• Task objective: Your task is to write out the complete listing exactly as it is shown.
------ Source material ------
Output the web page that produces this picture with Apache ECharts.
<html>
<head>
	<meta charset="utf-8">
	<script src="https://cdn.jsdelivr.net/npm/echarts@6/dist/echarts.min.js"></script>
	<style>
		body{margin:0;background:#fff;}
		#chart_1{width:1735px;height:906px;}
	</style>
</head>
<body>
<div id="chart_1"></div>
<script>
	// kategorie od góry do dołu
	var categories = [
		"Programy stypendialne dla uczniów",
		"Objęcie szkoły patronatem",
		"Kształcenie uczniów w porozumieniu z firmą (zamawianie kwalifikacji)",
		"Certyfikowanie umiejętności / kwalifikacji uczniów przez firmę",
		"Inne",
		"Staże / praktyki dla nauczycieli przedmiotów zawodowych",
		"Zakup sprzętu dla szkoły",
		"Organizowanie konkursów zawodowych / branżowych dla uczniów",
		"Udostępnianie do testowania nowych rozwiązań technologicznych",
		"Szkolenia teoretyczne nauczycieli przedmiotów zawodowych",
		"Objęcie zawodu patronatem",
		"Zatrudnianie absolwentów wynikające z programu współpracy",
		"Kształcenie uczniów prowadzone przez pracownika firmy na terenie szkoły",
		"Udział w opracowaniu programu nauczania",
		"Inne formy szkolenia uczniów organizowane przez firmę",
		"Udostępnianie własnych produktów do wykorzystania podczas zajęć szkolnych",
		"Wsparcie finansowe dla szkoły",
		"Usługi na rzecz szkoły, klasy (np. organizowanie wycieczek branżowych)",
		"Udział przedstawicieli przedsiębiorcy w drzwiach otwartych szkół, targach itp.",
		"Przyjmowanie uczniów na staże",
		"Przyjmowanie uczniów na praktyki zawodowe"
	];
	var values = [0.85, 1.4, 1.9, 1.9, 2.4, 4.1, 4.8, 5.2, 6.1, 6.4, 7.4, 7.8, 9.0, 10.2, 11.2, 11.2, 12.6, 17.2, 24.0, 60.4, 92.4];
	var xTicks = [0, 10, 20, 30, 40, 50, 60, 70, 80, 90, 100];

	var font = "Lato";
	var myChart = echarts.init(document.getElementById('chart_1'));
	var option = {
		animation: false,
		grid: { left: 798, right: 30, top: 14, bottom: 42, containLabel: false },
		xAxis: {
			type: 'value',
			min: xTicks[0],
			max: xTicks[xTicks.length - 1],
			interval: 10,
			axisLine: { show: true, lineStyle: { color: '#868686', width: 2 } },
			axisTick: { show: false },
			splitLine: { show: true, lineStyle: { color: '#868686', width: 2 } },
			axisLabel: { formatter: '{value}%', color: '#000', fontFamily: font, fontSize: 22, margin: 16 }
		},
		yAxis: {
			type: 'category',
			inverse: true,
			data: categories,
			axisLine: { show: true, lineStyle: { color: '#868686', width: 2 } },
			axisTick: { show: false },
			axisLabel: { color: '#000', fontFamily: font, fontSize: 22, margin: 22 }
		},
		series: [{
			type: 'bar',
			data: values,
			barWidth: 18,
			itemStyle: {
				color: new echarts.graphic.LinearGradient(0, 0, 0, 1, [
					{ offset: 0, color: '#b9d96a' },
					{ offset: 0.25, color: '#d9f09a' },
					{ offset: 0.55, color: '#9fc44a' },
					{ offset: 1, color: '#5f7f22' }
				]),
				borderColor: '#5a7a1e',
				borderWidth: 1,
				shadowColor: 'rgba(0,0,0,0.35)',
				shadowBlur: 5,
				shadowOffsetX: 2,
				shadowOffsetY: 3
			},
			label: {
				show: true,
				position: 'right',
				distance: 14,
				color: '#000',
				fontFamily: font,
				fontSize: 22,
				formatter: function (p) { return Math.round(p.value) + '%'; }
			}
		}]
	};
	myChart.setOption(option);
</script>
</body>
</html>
------
• Solution to this exercise:
Output the web page that produces this picture with Apache ECharts.
<html>
<head>
	<meta charset="utf-8">
	<script src="https://cdn.jsdelivr.net/npm/echarts@6/dist/echarts.min.js"></script>
	<style>
		body{margin:0;background:#fff;}
		#chart_1{width:1735px;height:906px;}
	</style>
</head>
<body>
<div id="chart_1"></div>
<script>
	// kategorie od góry do dołu
	var categories = [
		"Programy stypendialne dla uczniów",
		"Objęcie szkoły patronatem",
		"Kształcenie uczniów w porozumieniu z firmą (zamawianie kwalifikacji)",
		"Certyfikowanie umiejętności / kwalifikacji uczniów przez firmę",
		"Inne",
		"Staże / praktyki dla nauczycieli przedmiotów zawodowych",
		"Zakup sprzętu dla szkoły",
		"Organizowanie konkursów zawodowych / branżowych dla uczniów",
		"Udostępnianie do testowania nowych rozwiązań technologicznych",
		"Szkolenia teoretyczne nauczycieli przedmiotów zawodowych",
		"Objęcie zawodu patronatem",
		"Zatrudnianie absolwentów wynikające z programu współpracy",
		"Kształcenie uczniów prowadzone przez pracownika firmy na terenie szkoły",
		"Udział w opracowaniu programu nauczania",
		"Inne formy szkolenia uczniów organizowane przez firmę",
		"Udostępnianie własnych produktów do wykorzystania podczas zajęć szkolnych",
		"Wsparcie finansowe dla szkoły",
		"Usługi na rzecz szkoły, klasy (np. organizowanie wycieczek branżowych)",
		"Udział przedstawicieli przedsiębiorcy w drzwiach otwartych szkół, targach itp.",
		"Przyjmowanie uczniów na staże",
		"Przyjmowanie uczniów na praktyki zawodowe"
	];
	var values = [0.85, 1.4, 1.9, 1.9, 2.4, 4.1, 4.8, 5.2, 6.1, 6.4, 7.4, 7.8, 9.0, 10.2, 11.2, 11.2, 12.6, 17.2, 24.0, 60.4, 92.4];
	var xTicks = [0, 10, 20, 30, 40, 50, 60, 70, 80, 90, 100];

	var font = "Lato";
	var myChart = echarts.init(document.getElementById('chart_1'));
	var option = {
		animation: false,
		grid: { left: 798, right: 30, top: 14, bottom: 42, containLabel: false },
		xAxis: {
			type: 'value',
			min: xTicks[0],
			max: xTicks[xTicks.length - 1],
			interval: 10,
			axisLine: { show: true, lineStyle: { color: '#868686', width: 2 } },
			axisTick: { show: false },
			splitLine: { show: true, lineStyle: { color: '#868686', width: 2 } },
			axisLabel: { formatter: '{value}%', color: '#000', fontFamily: font, fontSize: 22, margin: 16 }
		},
		yAxis: {
			type: 'category',
			inverse: true,
			data: categories,
			axisLine: { show: true, lineStyle: { color: '#868686', width: 2 } },
			axisTick: { show: false },
			axisLabel: { color: '#000', fontFamily: font, fontSize: 22, margin: 22 }
		},
		series: [{
			type: 'bar',
			data: values,
			barWidth: 18,
			itemStyle: {
				color: new echarts.graphic.LinearGradient(0, 0, 0, 1, [
					{ offset: 0, color: '#b9d96a' },
					{ offset: 0.25, color: '#d9f09a' },
					{ offset: 0.55, color: '#9fc44a' },
					{ offset: 1, color: '#5f7f22' }
				]),
				borderColor: '#5a7a1e',
				borderWidth: 1,
				shadowColor: 'rgba(0,0,0,0.35)',
				shadowBlur: 5,
				shadowOffsetX: 2,
				shadowOffsetY: 3
			},
			label: {
				show: true,
				position: 'right',
				distance: 14,
				color: '#000',
				fontFamily: font,
				fontSize: 22,
				formatter: function (p) { return Math.round(p.value) + '%'; }
			}
		}]
	};
	myChart.setOption(option);
</script>
</body>
</html>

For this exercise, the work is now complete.